Observation: Hatcher Pass

Location: President’s Ridge

Date:
Observer:
Route & General Observations

Hatcher Pass is back in full winter following the Easter Storm with soft snow, below freezing temps and avalanche problems. Yesterday, we had two skier triggered avalanches. On 4/1, there was a slight break in visibility to make some professional observations. From Archangel lot we toured up President’s Ridge (East of Marmot) in a dense layer of fog to assess storm and wind slab thickness and sensitivity. The lack of visibility made seeing recent avalanche activity difficult. We did encounter whumphing & localized minor cracking in surface snow.

Red Flags
Red flags are simple visual clues that are a sign of potential avalanche danger. Please record any sign of red flags below.
Obvious signs of instability
Recent Avalanches?No
Collapsing (Whumphing)?Yes
Cracking (Shooting cracks)?Yes
Observer Comments

-We witnessed audible whumphing in several locations at mid elevations below 3,500'.
-We crossed older mid-storm avalanche debris below cliffs and in gullies that released some time on 3/31. These were all D1 or less in size.
-1 meter cracking and slab failure underfoot in small localized areas, especially on terrain 35 degrees and steeper that had well-defined supportive crusts (see photo)

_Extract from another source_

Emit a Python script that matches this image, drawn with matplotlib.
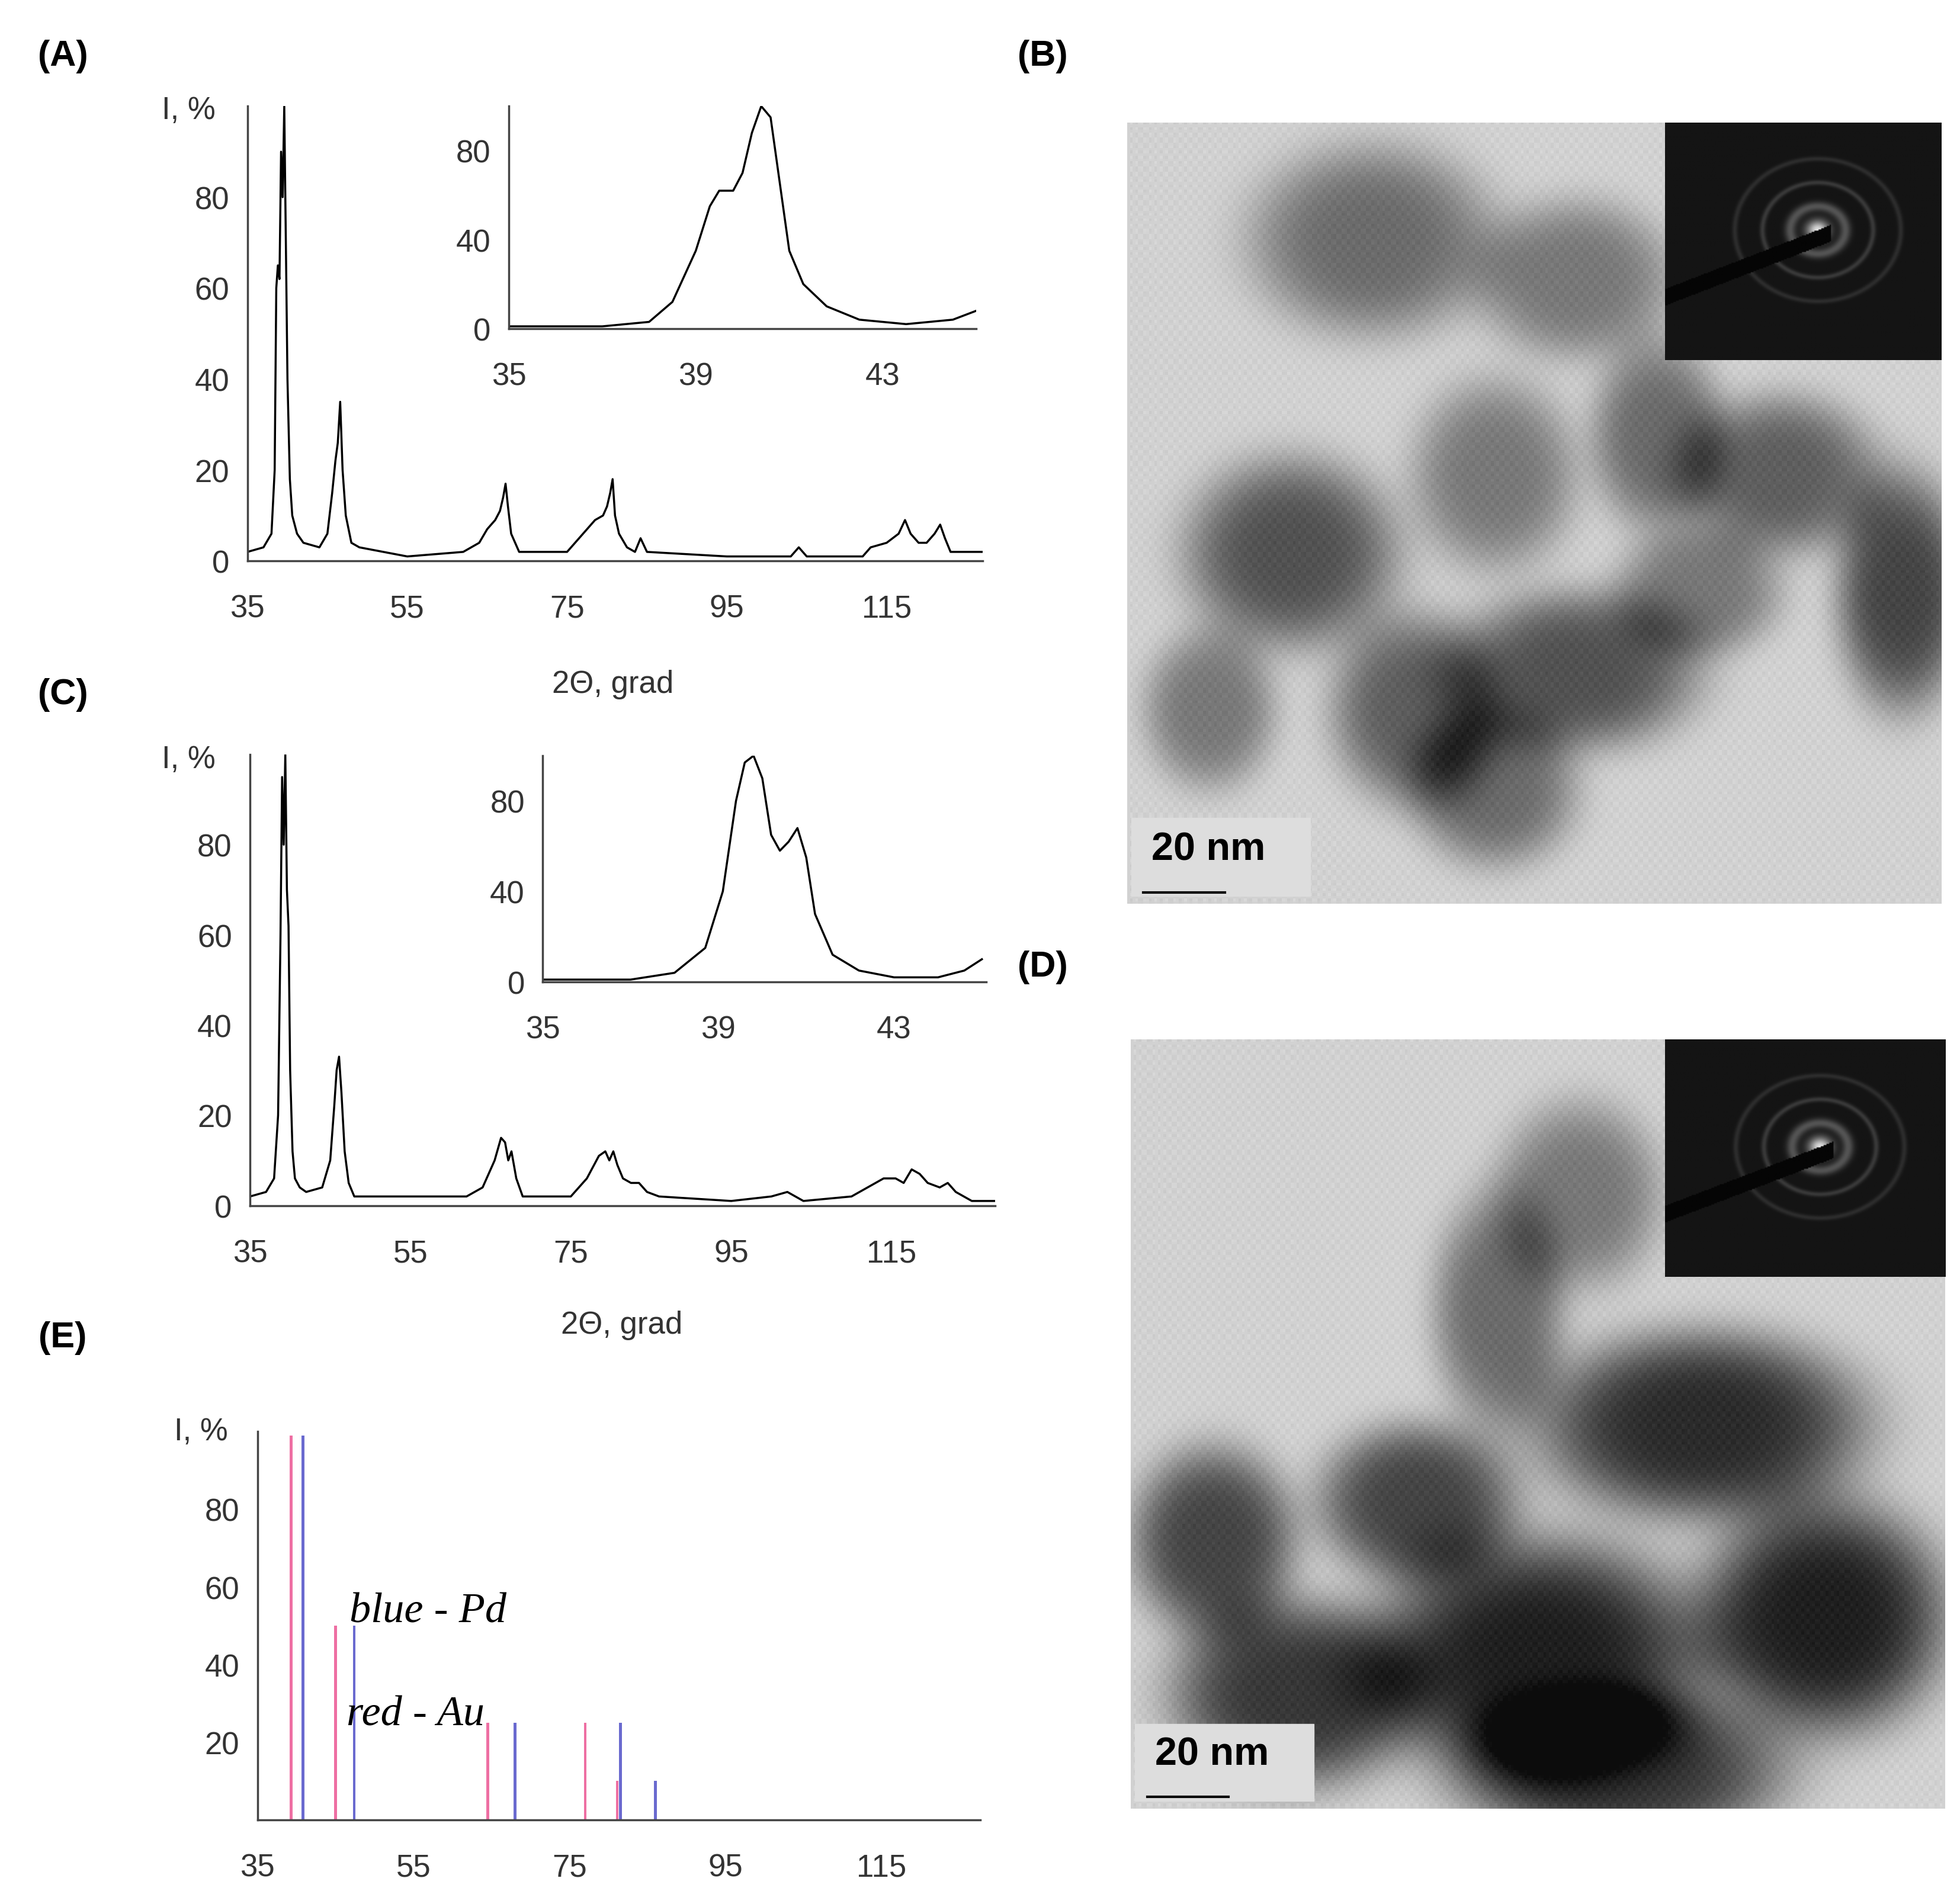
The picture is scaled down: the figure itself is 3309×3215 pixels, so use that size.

Weather & Snow Characteristics
Please provide details to help us determine the weather and snowpack during the time this observation took place.
Weather

Widespread valley fog and temps around 23F degrees. Calm winds with some greenhouse affect when you got above 3200 feet.

Snow surface

Variable surfaces with wind scouring above 3000 feet. In some windward areas around 3,600', we could find 70cm deep snow or 10cm deep at the shallowest. In these shallower areas, it was easy to find breakable crusts over facets. There was soft F to 4F wind effected snow on northerly leeward aspects. In areas, this soft, wind deposited snow brought the height of snow up to 320cm. There were midslope wind waves that indicated upslope winds from the East. These actually helped with managing vertigo while skiing in the fog. Rimed snow particles were evident on shrubs & snow surfaces.

Snowpack

1 inch of new snow in the last 24 hours after the 23" Easter Storm (see Independence Mine SNOTEL). Graupel was found pooled in several locations with a size range of 3-6mm. The snowpack has an overall right-side-up characteristic with an older degrading crust below the storm snow. The new snow has evidence of wind affect and drifts were less than 2 feet thick. In more wind protected areas storm slabs were somewhat cohesive but trending stubborn. Near surface facets above and below the old crust is likely the catalyst for the whumphing and collapse of the the surface layer in some locations. While we did not have propagation in our pit, tap tests and a shovel shear with easy pressure showed failure potential within new snow and on either side of a MFC on facets.